Magia y precisión
La vida sin excesos que dicen que lleva últimamente le ha sentado bien al irlandés Van Morrison. Hasta su viejo y famoso mal humor parece que ha desaparecido. Está tan centrado en su carrera que apabulla. Siempre ha estado tocado por un don casi sobrenatural que le llevaba a hacer casi todo bien, pero es que ahora la perfección raya en lo exagerado. No hay un fallo en lo que hace, ni permite que nadie falle a su lado.
Se presentó Morrison en Madrid con una banda más que eficaz, pero en la que no hay nombres tan famosos como cuando actuaba con Georgie Fame, Pee Wee Ellis o monstruos por el estilo. Entonces podía dimitir en algún pasaje del concierto a favor de esas figuras; ahora, sin embargo, él es el absoluto protagonista. Y a él, que es grande de siempre, no le viene grande el papel.
Van Morrison
Van Morrison (voz, armónica, saxo); Ned Edwars (guitarra); Gavin Povey (órgano y piano), Bobby Irving (batería), David Hayes (bajo), Martin Winning (saxo) y Matt Holland (trompetas). Palacio de Congresos (Madrid), 22 de enero.
Un instrumental con cada músico templando su instrumento abrió un concierto soberbio en el que Van Morrison se aferró al soul, al blues y al rhythm and blues por encima de todo. Pasión e intensidad, sin recalar en exceso en las piezas de su más reciente disco, Down the road, esa especie de homenaje -simbolizado en una portada que saca una vieja tienda de discos de vinilo para coleccionistas- a la música negra que le cautivó en su juventud y que le hizo elegir la profesión de músico de por vida.
Intensidad, sí, a la que si acaso se le podría poner la pega de no tener ni un fallo. Y dicho esto en el sentido de querer otorgar al fallo el lado humano. El irlandés es casi una divinidad, y eso es lo que le aleja de lo terrenal. Curiosa contradicción para un genio de la música popular. Es tan bueno, pero lo tiene tan de nacimiento, que es difícil ponerle un pero. Uno podría ser que se le vio un poco contrariado cuando su armónica le falló (único error de casi dos horas de perfección), y golpeándola contra el micro hizo venir al escenario a un ayudante que se desvivía constantemente por satisfacer los deseos del jefe. Y el jefe, con dos termos en una mesita auxiliar, uno lleno de té con limón y miel y otro de café expreso, que pidió a mitad del recital, desgranaba con esa voz que le suena igual que en sus primeros discos de hace más de 30 años incontestables clásicos, como Orangefield o When the leaves come falling down, con piezas de su reciente disco, como Meet me in the indian summer o la que le da título.

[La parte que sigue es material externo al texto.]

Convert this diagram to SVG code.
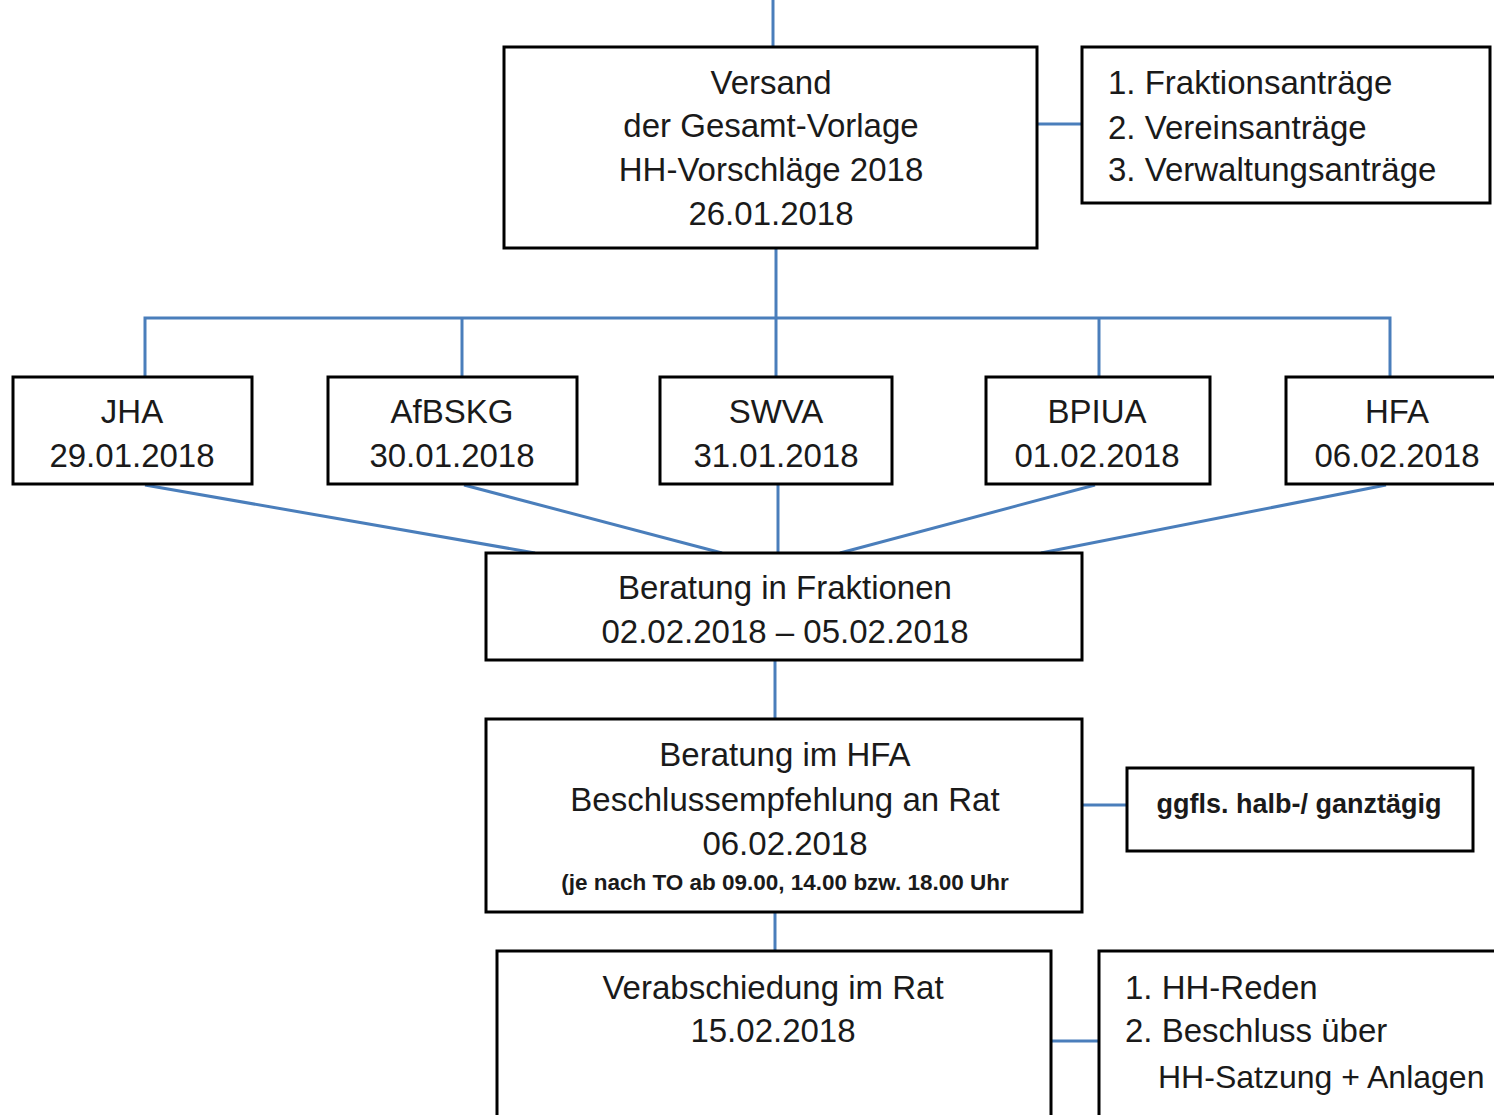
<svg xmlns="http://www.w3.org/2000/svg" width="1494" height="1115" viewBox="0 0 1494 1115">
<style>
.box{fill:#fff;stroke:#000;stroke-width:3}
.c{fill:none;stroke:#4a7ebb;stroke-width:3}
text{font-family:"Liberation Sans",Arial,sans-serif;font-size:33px;fill:#1a1a1a}
.m{text-anchor:middle}
</style>
<rect width="1494" height="1115" fill="#fff"/>
<g id="connectors">
<line class="c" x1="773" y1="0" x2="773" y2="47"/>
<line class="c" x1="1037" y1="124" x2="1082" y2="124"/>
<line class="c" x1="776" y1="248" x2="776" y2="377"/>
<polyline class="c" points="145,377 145,318 1390,318 1390,377"/>
<line class="c" x1="462" y1="318" x2="462" y2="377"/>
<line class="c" x1="1099" y1="318" x2="1099" y2="377"/>
<line class="c" x1="145" y1="485" x2="535" y2="553"/>
<line class="c" x1="464" y1="485" x2="722" y2="553"/>
<line class="c" x1="778" y1="485" x2="778" y2="558"/>
<line class="c" x1="1095" y1="485" x2="840" y2="553"/>
<line class="c" x1="1386" y1="485" x2="1041" y2="553"/>
<line class="c" x1="775" y1="660" x2="775" y2="719"/>
<line class="c" x1="1082" y1="805" x2="1127" y2="805"/>
<line class="c" x1="775" y1="912" x2="775" y2="951"/>
<line class="c" x1="1051" y1="1041" x2="1099" y2="1041"/>
</g>
<g id="versand">
<rect class="box" x="504" y="47" width="533" height="201"/>
<text class="m" x="771" y="94">Versand</text>
<text class="m" x="771" y="137">der Gesamt-Vorlage</text>
<text class="m" x="771" y="181">HH-Vorschläge 2018</text>
<text class="m" x="771" y="225">26.01.2018</text>
</g>
<g id="antraege">
<rect class="box" x="1082" y="47" width="408" height="156"/>
<text x="1108" y="94">1. Fraktionsanträge</text>
<text x="1108" y="139">2. Vereinsanträge</text>
<text x="1108" y="181">3. Verwaltungsanträge</text>
</g>
<g id="jha">
<rect class="box" x="13" y="377" width="239" height="107"/>
<text class="m" x="132" y="423">JHA</text>
<text class="m" x="132" y="467">29.01.2018</text>
</g>
<g id="afbskg">
<rect class="box" x="328" y="377" width="249" height="107"/>
<text class="m" x="452" y="423">AfBSKG</text>
<text class="m" x="452" y="467">30.01.2018</text>
</g>
<g id="swva">
<rect class="box" x="660" y="377" width="232" height="107"/>
<text class="m" x="776" y="423">SWVA</text>
<text class="m" x="776" y="467">31.01.2018</text>
</g>
<g id="bpiua">
<rect class="box" x="986" y="377" width="224" height="107"/>
<text class="m" x="1097" y="423">BPIUA</text>
<text class="m" x="1097" y="467">01.02.2018</text>
</g>
<g id="hfa">
<rect class="box" x="1286" y="377" width="230" height="107"/>
<text class="m" x="1397" y="423">HFA</text>
<text class="m" x="1397" y="467">06.02.2018</text>
</g>
<g id="fraktionen">
<rect class="box" x="486" y="553" width="596" height="107"/>
<text class="m" x="785" y="599">Beratung in Fraktionen</text>
<text class="m" x="785" y="643">02.02.2018 – 05.02.2018</text>
</g>
<g id="beratung-hfa">
<rect class="box" x="486" y="719" width="596" height="193"/>
<text class="m" x="785" y="766">Beratung im HFA</text>
<text class="m" x="785" y="811">Beschlussempfehlung an Rat</text>
<text class="m" x="785" y="855">06.02.2018</text>
<text class="m" x="785" y="890" style="font-size:22.5px;font-weight:bold">(je nach TO ab 09.00, 14.00 bzw. 18.00 Uhr</text>
</g>
<g id="ganztaegig">
<rect class="box" x="1127" y="768" width="346" height="83"/>
<text class="m" x="1299" y="813" style="font-size:27px;font-weight:bold">ggfls. halb-/ ganztägig</text>
</g>
<g id="rat">
<rect class="box" x="497" y="951" width="554" height="180"/>
<text class="m" x="773" y="999">Verabschiedung im Rat</text>
<text class="m" x="773" y="1042">15.02.2018</text>
</g>
<g id="reden">
<rect class="box" x="1099" y="951" width="420" height="180"/>
<text x="1125" y="999">1. HH-Reden</text>
<text x="1125" y="1042">2. Beschluss über</text>
<text x="1158" y="1088" style="font-size:32px">HH-Satzung + Anlagen</text>
</g>
</svg>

Pero tanta precisión y eficacia no valdrían para nada si no se acompañaran de magia. Y en eso, aunque se le vea el plumero de su lado más profesional, también el irlandés es un maestro. Por lo menos hace creer que está creando magia. Su público así quiere entenderlo y se deja caer en la piadosa trampa. Para eso salpica su concierto con unos toques de guitarra aquí, unas armonías de armónica allá, repite la misma frase un montón de veces, se ríe con su trompetista o se engancha el costroso saxo al cuello y deja salir notas melancólicas. Hay también quien, ajeno a sutilezas entre el público, aplaude a rabiar en los pasajes que Morrison alcanza el cielo y se empeña en romper el encanto. Pasó, entre otros momentos importantes, cuando, con la banda tocando bajito en apenas un susurro, Morrison les rodeó tañendo el saxo como un viejo músico trotamundos. Un sector del público, más sensible y afortunadamente mayoritario, afeó su actitud a los de palmada fácil.
Recuperado de sus veleidades rockabillyeras de su gira anterior, Van Morrison ha vuelto por donde sabía. Al margen de que se le llame soul, blues o rhythm and blues, su música siempre suena a Van Morrison, como si eso fuera ya un género de por sí. Acabó con una versión muy soul del viejo Gloria, una de sus canciones más interpretadas (Patti Smith, U2...), y antes hizo caso a un espectador, que le pidió In the afternoon. Y es que al final hasta va a dejar de ser un cascarrabias.